Charlie and the Chocolate Factory became a precursor to other eventual childhood favorites, Norman Juster’s Phantom Tollbooth, and Michael Ende’s The Neverending Story. I was entranced by the ridiculousness of the story. It was a world that I wanted to wallow in – who could not want to follow Charlie into Wonka’s factory? And once there, what child would not want to stay?
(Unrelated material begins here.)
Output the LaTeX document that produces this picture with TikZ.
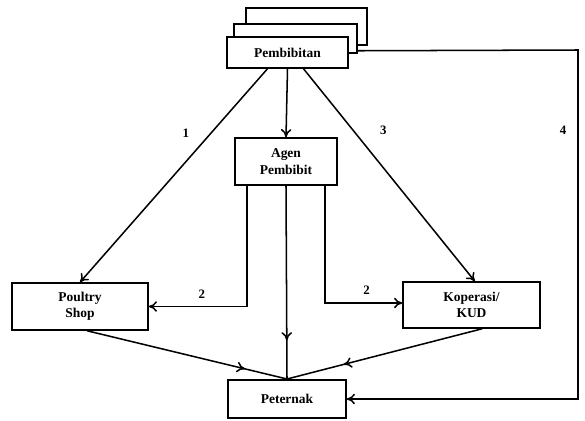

After my first read, I knew my mother would love it. But she worked nights and slept days, which didn’t leave much time for reading. She asked me to read the book to her as she dressed for work. We settled into a routine; I lay on the carpeted hallway floor as she dashed back and forth between her bedroom and the bathroom. It took us a full workweek to finish the novel. My mother enjoyed the story, as I thought she would. She interrupted me with her comments, “Now if they are that poor, he know he shouldn’t be buying tobacco,” and stopped me to point out the underlying morality in the story, “See, that’s what happens when you don’t listen. I like this story.” I’ll never forget how she laughed at the end, when Charlie, Grandpa Joe and Willy Wonka crashed into the family’s house.
CRASH, went the elevator, right down through the roof of the house into the old people’s bedroom. Showers of dust and broken tiles and bits of wood and cockroaches and spiders and bricks and cement went raining down on the three old ones that were laying in the bed, and each of them thought the end of the world was come.[1]
My mother stood in front of the bathroom mirror, one hand holding the Maybelline mascara brush in the air as she laughed, her head tilted back, neck exposed, hair curled around her ear. That may have been the moment when something came together in my mind. I could make my mother laugh like that – I could make other people laugh like that with my own stories. It’s fair to say that I chose this book partially because that memory is precious to me and in that moment, I felt as if I’d also found a golden ticket.
[1] Roald Dahl, Charlie and the Chocolate Factory (New York: Penguin, 1964) 153.